I call them ‘bikers’. Here’s why, and here’s why you should fire them, TODAY.

It’s a great story, and a two minute read. But two minutes you’ll remember for as long as you work with clients. ‘Bikers’ will become a word you use in your agency. And if you ARE a client, and recognise any of these behaviours, then – please: stop and think. You’ll never get the best from your agencies if you’re a ‘biker’. Here’s the story…

Picture this:

You have a wonderful 16 year old daughter. You adore her. She is going out on her first big night out. You agree she’ll be home by 11 pm.
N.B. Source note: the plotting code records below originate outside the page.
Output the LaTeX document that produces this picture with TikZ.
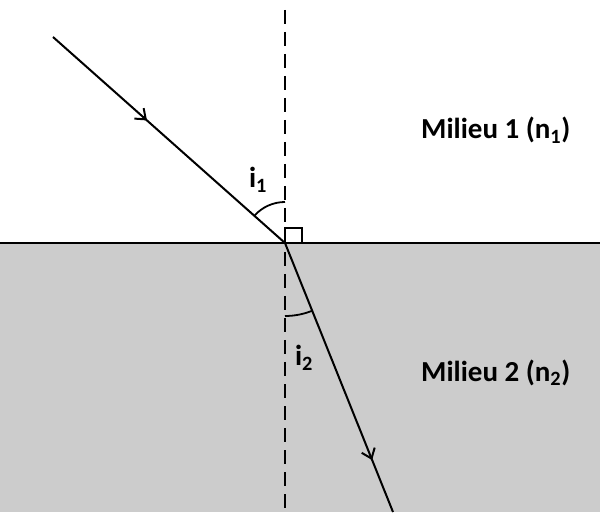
\documentclass[tikz,border=0pt]{standalone}
\usepackage{fontspec}
\setmainfont{Carlito}
\usetikzlibrary{arrows.meta,decorations.markings,calc}
\definecolor{milieugray}{RGB}{204,204,204}
\tikzset{
  ray/.style={line width=2pt},
  rayarrow/.style={postaction={decorate},decoration={markings,
    mark=at position #1 with {\arrow{Straight Barb[length=9pt,width=14pt,line width=2pt]}}}},
  label/.style={font=\fontsize{29}{34}\selectfont\bfseries}
}
\begin{document}
\begin{tikzpicture}[x=1pt,y=1pt]
  \useasboundingbox (0,0) rectangle (600,512);
  % Milieu 2
  \fill[milieugray] (0,0) rectangle (600,269);
  % Points
  \coordinate (O) at (285,269);
  \coordinate (S) at (53,475);
  \coordinate (R) at (393,0);
  \coordinate (Ntop) at (285,502);
  \coordinate (Nbot) at (285,0);
  \coordinate (Il) at (0,269);
  \coordinate (Ir) at (600,269);
  % Interface and normal
  \draw[line width=2pt] (Il) -- (Ir);
  \draw[line width=2pt, dash pattern=on 14pt off 8pt] (Ntop) -- (Nbot);
  % Rays
  \draw[ray, rayarrow=0.405] (S) -- (O);
  \draw[ray, rayarrow=0.807] (O) -- (R);
  % Right angle
  \draw[line width=1.8pt] (O) rectangle ++(17,15);
  % Angles
  \draw[line width=1.8pt] ($(O)+(138.4:41)$) arc[start angle=138.4, end angle=90, radius=41];
  \draw[line width=1.8pt] ($(O)+(-68.1:73)$) arc[start angle=-68.1, end angle=-90, radius=73];
  % Labels
  \node[label] (i1) at (258,332) {i\textsubscript{1}};
  \node[label] (i2) at (304,154) {i\textsubscript{2}};
  \node[label, anchor=base west, inner sep=0pt] (m1) at (421,373) {Milieu 1 (n\textsubscript{1})};
  \node[label, anchor=base west, inner sep=0pt] (m2) at (421,131) {Milieu 2 (n\textsubscript{2})};
\end{tikzpicture}
\end{document}
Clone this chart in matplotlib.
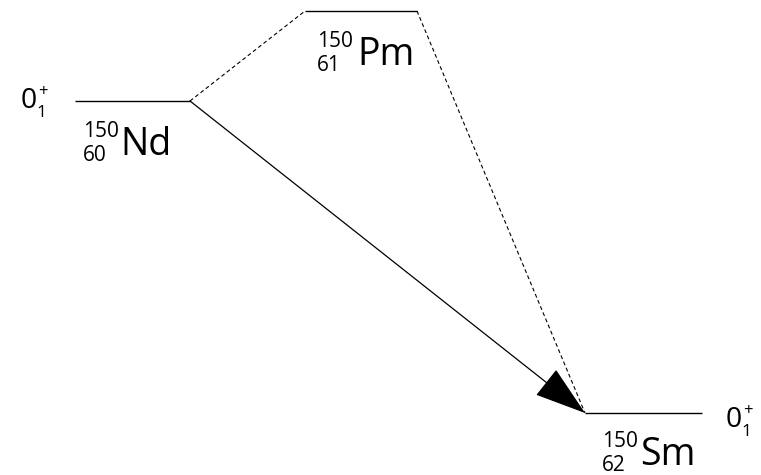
import matplotlib
matplotlib.use("Agg")
import matplotlib.pyplot as plt
from matplotlib.patches import FancyArrowPatch

plt.rcParams['font.family'] = ['Open Sans', 'DejaVu Sans']

# Level scheme data (diagram units)
nuclei = ["Nd", "Pm", "Sm"]
mass_numbers = ["150", "150", "150"]
atomic_numbers = ["60", "61", "62"]
level_x_start = [75, 305, 585]
level_x_end = [190, 417, 702]
level_energy = [374, 464, 62]
spin_labels = ["0", None, "0"]
spin_sub = ["1", None, "1"]
spin_parity = ["+", None, "+"]

fig = plt.figure(figsize=(7.61, 4.75), dpi=100)
ax = fig.add_axes([0, 0, 1, 1])
ax.set_xlim(0, 761)
ax.set_ylim(0, 475)
ax.axis('off')

# levels
for xs, xe, e in zip(level_x_start, level_x_end, level_energy):
    ax.plot([xs, xe], [e, e], color='black', lw=1.0, solid_capstyle='butt')

# dashed transitions via Pm
ax.plot([level_x_end[0], level_x_start[1]], [level_energy[0], level_energy[1]],
        color='black', lw=0.8, ls=(0, (3.5, 2.5)))
ax.plot([level_x_end[1], level_x_start[2]], [level_energy[1], level_energy[2]],
        color='black', lw=0.8, ls=(0, (3.5, 2.5)))

# direct double-beta arrow
arr = FancyArrowPatch((level_x_end[0], level_energy[0]), (level_x_start[2], level_energy[2]),
                      arrowstyle='-|>,head_length=2.8,head_width=0.9', mutation_scale=12,
                      color='black', lw=0.9, shrinkA=0, shrinkB=0)
ax.add_patch(arr)

# nucleus labels
label_offsets = [(8, -54), (12, -54), (17, -52)]
name_dx = [37, 40, 38]
for i, (A, Z, name) in enumerate(zip(mass_numbers, atomic_numbers, nuclei)):
    x0 = level_x_start[i] + label_offsets[i][0]
    yb = level_energy[i] + label_offsets[i][1]
    ax.text(x0, yb + 18, A, fontsize=15, ha='left', va='baseline')
    ax.text(x0, yb - 6, Z, fontsize=15, ha='left', va='baseline')
    ax.text(x0 + name_dx[i], yb, name, fontsize=27, ha='left', va='baseline')

# spin-parity labels
spin_x = [21, None, 726]
spin_dy = [-7, None, -14]
for i, s in enumerate(spin_labels):
    if s is None:
        continue
    x0 = spin_x[i]
    yb = level_energy[i] + spin_dy[i]
    ax.text(x0, yb, s, fontsize=20.5, ha='left', va='baseline')
    ax.text(x0 + 15, yb - 9, spin_sub[i], fontsize=12.5, ha='left', va='baseline')
    ax.text(x0 + 17, yb + 12, spin_parity[i], fontsize=12, ha='left', va='baseline')

fig.savefig("out.png", dpi=100)
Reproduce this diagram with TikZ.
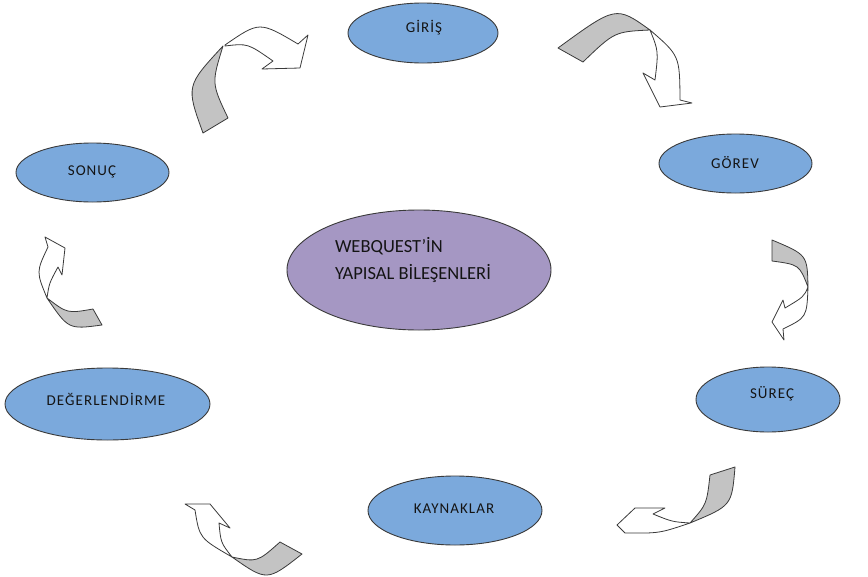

At 11.30 pm – no sign of her. Your heart is beating faster. Midnight- and still no sign of her.

Then you hear the roar of a motorbike. You look through the curtains. Screaming up the drive is a Harley Davidson. Driving – a huge, tattooed, bearded, leather jacketed biker, swigging from a bottle of bourbon. Clinging onto the back, dress flying everywhere, your sweet baby girl!!! The bike races through the flower beds, up the front stairs, does a skiddy on the polished deck floor boards, dirt and smoke a plenty, screeches to a halt. The biker hops off, grabs your daughter in his arms and starts trying to …..(sorry- you get the picture…).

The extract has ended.